The National:

FOR a country that is so dependent on tourism for income, Scotland has made a hash of running the tourist industry in the past.

The problem was that everyone seemed to know what to do to build a successful industry but nobody agreed with each other on how to do it. Yet somehow it prospered.

I well remember a Labour councillor opining that Edinburgh didn’t need to do as much marketing as it did because tourists would always visit the city. And lo it came to pass that NOBODY was visiting the capital because they were in lockdown at home across the world and the city itself was shut.

The pandemic has shown once and for all how Scottish tourism is so heavily based on our history and historic attractions. You can sigh and groan about it all you like but people come here to visit castles, take part in tartanry, and tour the locations where Outlander and Bravehart were made – though much of the latter was filmed in Ireland.

Scottish history is a huge resource for the nation, which is why we should all be worried about the massive blows to the two biggest providers of historic attractions, the National Trust for Scotland (NTS) and Historic Environment Scotland (HES).
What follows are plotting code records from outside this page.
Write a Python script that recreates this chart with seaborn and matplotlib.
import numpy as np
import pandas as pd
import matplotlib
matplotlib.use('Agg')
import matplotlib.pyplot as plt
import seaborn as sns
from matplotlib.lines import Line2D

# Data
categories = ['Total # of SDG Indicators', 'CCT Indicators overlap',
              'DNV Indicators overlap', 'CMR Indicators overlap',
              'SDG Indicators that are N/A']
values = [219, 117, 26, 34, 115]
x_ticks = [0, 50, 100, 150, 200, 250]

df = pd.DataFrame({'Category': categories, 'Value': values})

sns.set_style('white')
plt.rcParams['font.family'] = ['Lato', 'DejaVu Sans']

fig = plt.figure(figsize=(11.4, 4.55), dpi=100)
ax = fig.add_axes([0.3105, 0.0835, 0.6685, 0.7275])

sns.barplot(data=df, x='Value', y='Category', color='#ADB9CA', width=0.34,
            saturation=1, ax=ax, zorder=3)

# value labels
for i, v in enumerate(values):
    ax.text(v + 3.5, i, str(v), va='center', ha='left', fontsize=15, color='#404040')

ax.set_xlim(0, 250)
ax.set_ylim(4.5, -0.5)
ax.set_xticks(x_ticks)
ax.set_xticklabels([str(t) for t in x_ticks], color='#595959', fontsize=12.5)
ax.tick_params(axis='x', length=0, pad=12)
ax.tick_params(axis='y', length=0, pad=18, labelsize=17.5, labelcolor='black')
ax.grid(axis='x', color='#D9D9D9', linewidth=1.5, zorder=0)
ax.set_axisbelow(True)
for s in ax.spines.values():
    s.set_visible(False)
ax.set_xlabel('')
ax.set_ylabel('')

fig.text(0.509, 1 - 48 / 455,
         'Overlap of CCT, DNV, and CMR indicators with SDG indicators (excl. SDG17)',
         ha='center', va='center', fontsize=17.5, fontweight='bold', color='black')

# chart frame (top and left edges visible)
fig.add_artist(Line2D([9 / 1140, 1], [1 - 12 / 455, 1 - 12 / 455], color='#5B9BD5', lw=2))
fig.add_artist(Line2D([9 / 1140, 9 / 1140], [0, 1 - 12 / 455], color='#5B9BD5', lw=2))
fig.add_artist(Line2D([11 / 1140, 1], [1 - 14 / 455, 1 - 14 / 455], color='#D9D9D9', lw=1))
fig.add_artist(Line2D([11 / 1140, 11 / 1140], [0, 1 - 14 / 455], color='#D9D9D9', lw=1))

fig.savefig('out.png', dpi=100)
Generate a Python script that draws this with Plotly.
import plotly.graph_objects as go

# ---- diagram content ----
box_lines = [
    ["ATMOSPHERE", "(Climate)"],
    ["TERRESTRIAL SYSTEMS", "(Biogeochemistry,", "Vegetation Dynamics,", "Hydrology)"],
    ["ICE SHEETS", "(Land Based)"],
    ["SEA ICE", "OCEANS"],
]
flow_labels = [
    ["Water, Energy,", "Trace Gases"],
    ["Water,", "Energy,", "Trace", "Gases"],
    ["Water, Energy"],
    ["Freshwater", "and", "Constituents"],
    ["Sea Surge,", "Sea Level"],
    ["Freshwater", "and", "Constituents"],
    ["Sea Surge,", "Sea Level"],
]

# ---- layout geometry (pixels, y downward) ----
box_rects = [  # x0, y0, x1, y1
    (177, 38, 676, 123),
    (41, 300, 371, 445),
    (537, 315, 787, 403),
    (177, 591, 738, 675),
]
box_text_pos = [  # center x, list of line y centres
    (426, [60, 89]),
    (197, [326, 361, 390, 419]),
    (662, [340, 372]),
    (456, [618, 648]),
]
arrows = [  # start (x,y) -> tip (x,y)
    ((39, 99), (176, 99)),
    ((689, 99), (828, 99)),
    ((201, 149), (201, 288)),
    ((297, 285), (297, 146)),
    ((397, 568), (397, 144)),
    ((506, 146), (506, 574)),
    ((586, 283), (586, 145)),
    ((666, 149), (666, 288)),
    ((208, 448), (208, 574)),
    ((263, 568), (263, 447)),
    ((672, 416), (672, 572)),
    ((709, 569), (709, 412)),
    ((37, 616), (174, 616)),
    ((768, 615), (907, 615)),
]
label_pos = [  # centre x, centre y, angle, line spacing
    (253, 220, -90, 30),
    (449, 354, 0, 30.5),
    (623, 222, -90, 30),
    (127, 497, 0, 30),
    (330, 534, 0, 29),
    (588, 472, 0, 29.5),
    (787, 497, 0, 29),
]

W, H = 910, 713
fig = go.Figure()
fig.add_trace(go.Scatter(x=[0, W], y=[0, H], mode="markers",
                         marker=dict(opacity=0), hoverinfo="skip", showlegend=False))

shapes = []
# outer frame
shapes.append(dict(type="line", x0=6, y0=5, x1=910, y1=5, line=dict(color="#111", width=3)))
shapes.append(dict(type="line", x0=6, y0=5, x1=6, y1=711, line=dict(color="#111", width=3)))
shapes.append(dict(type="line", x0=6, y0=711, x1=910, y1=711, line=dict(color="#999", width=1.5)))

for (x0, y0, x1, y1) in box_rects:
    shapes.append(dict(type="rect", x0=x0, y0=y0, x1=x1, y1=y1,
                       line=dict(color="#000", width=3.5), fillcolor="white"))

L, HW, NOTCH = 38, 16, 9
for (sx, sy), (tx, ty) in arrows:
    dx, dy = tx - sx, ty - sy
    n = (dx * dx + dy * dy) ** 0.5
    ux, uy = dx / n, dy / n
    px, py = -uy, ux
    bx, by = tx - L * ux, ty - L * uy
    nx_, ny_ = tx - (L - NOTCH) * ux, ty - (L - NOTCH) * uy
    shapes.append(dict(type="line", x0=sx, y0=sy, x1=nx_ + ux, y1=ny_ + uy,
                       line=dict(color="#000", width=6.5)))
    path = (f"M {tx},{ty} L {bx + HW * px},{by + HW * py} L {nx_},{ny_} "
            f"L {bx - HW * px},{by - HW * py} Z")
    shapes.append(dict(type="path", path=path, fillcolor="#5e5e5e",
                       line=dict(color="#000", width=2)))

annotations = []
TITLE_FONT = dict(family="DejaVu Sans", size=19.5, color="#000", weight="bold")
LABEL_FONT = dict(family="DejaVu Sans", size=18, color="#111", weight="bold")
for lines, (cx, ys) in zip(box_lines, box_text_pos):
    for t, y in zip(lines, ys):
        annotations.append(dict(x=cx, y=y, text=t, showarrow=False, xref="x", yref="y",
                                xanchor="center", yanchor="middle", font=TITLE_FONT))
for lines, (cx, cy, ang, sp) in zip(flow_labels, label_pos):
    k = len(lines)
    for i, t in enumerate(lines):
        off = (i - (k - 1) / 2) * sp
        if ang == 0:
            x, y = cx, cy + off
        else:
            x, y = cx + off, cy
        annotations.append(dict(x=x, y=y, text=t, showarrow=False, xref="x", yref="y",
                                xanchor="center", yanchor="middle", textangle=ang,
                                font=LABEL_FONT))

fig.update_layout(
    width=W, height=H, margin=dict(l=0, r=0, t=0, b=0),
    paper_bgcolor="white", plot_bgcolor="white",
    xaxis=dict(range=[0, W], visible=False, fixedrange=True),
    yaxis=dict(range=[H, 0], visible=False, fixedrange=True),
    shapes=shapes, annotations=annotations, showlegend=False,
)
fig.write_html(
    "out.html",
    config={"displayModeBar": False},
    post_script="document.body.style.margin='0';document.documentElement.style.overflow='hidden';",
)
The difficulties facing NTS have been well reported in The National and elsewhere, but at least they won’t have the talking albatross called Neil Oliver around their necks for much longer. I trust Sir Mark Jones and the executive team to survive and eventually prosper.

READ MORE: Neil Oliver to step down as NTS president after David Starkey row

Though it’s lost millions, I am less worried about HES which yesterday set out its approach to the re-opening of its heritage sites across Scotland as COVID-19 restrictions are eased.

HES is Scotland’s biggest operator of visitor attractions, with over 300 properties in its care, and as an agency of the Scottish Government it has the funding and backing of everyone in that Government from Nicola Sturgeon downwards. Ok, HES has blotted its copybook by picking fights with Yes movement members such as All Under One Banner, but the quango is worth sticking with.

Here’s what HES told us: “HES is adopting a phased approach to reopen 70% of its free to access and ticketed properties by mid-September, during Phase 3 of the Scottish Government’s route map.

“HES will provide access to over 200 unstaffed and key-keeper sites across Scotland where physical distancing can be readily maintained and where HES can provide free and safe access.

“In addition, this will include the opening up of free access to the grounds of Doune Castle, Caerlaverock Castle and Dundonald Castle. These properties, which would normally be staffed, have external green spaces which can be opened in line with continuing restrictions to offer health and wellbeing benefits to the local community.

“Some 26 ticketed sites across Scotland will then reopen on a rolling basis with Edinburgh Castle, Stirling Castle and Urquhart Castle reopening on Saturday 1 August.

READ MORE: This is when Scotland's most famous castles will re-open

“From August through to mid-September, HES plans to re-open a further 23 key sites across Scotland on a rolling programme including Glasgow Cathedral, Fort George, St Andrews Castle and Cathedral and Skara Brae.

“Visitors, including members, will be required to pre-book tickets online and to use contactless payment where possible; one-way systems will be implemented in some locations; and some areas of sites, such as enclosed spaces, will be closed off to visitors. Visitor numbers will also be limited for safety reasons.”

That is excellent news. Now, I don’t think NTS and HES are perfect. Far from it. Personally I would nationalise NTS and create a new super-department of history and culture, but that’s not going to happen any time soon.

What I do want now is for every ambulatory Scot to get up off our collective backsides and do our bit for Scotland’s historic attractions. Go and visit any NTS or HES site, and support our history and cultural attractions at least until tourism recovers. You know it makes sense – and you’ll get a good day out.